今回の僕の展示のDMを手に取られた方には分かりやすいですが、そのDMに写っている場所は言うまでもなく図書室です。実はこの図書室は、本物の女子高の図書室なのです。現役生を廃校などではなく、実際に稼動してる女子高の内部を使って撮影することは、創作をする上でずっと自身の念願でした。どうしても僕は本物のシチュエーションに拘りたかったのです。ある時にダメもとで、某女子高へ電話で問い合わせてみることにしました。とにかく僕の作品をみて欲しいということと、決して学校のマイナスイメージになることは無い、ということを熱心に告げると、担当の先生からは一度会って話しましょう!と、思ってもいなかった返答がありました。とにかく説得できるチャンスを貰えた嬉しさを胸に、ポートフォリオを持参して、実際に女子高を訪問した時のドキドキ感は今でも忘れません。幸いその担当の先生は僕の作品を気に入ってくれて、生徒が居ない時間帯で、建物内部の一部だけだったら撮影をしてもよいという許可をくれました。このブログで校名を載せることはできませんが、寛大な先生に本当感謝です。また、ちょうどその時は文化祭の時期で、撮影前のロケハンとして、文化祭にも招待してくれました(普通は学校関係者からのチケットが無いと入れない)文化祭で内部を確認して準備は万端。撮影当日は学校側から細かく指示されることもなく、結構自由に撮影ができ、また、校舎内に残っていた数人の生徒さんからは「こんにちは」と、気持ちの良い挨拶が飛んで来ました。些細なことですが、その学校の教育レベルの高さが伺えて気分も上々!更に創作に熱が入ります。僕はなるべく迷惑を掛けないようにと、撮影場所に関して多くリクエストを出さなかったのですが、そんな僕をみて逆に先生が一言提案してくれました・・・「武井さん!学校らしい場所といえば図書室や音楽室でしょう!」と、それは気がつかなかった!さすが毎日学校で仕事をしている教員です。早速、図書室へ場所を移して撮影開始!やはり区の図書館とは違います。

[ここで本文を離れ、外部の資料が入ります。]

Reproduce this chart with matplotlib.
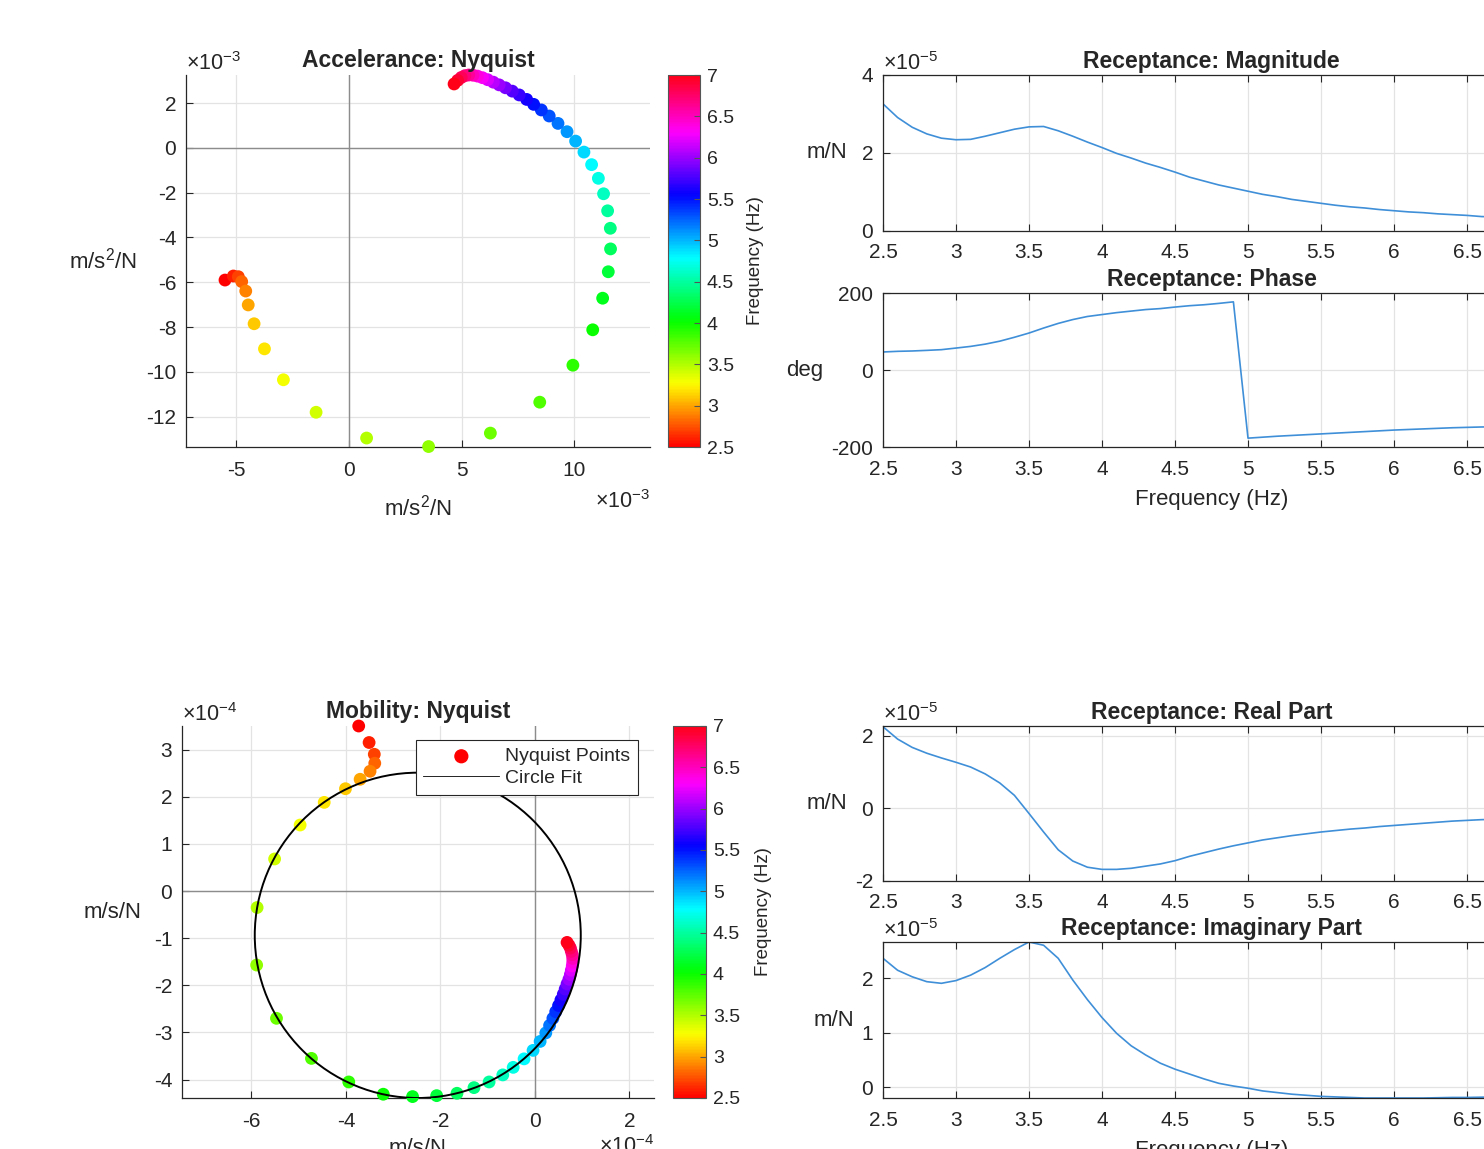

当たり前ですが、そこはまぎれもない学校の一部であり、生徒が学ぶ場所でもあります。その雰囲気がプンプンしていて興奮しました。創作熱も最高潮!音楽室もまさにそうです。本物の場所は空気感が違います・・・こうしてDMに使われた1枚が誕生しました。

はじめに実際の女子高で撮影したいと思ったのは自分自身でしたが、撮影中に担当の先生が提案してくれなければ、図書室での撮影は成立しませんでした。僕の熱意に先生が応えてくれたのかどうかわかりませんが、一心不乱に創作していると他者とシンクロする瞬間があります。もちろんモデルさんともそうですが、そんな奇跡の一瞬があるからこそ、思いもよらなかった作品が生まれるのだと僕は信じています。そんなチャンスをくれた学校の先生には、今でも本当に感謝しています。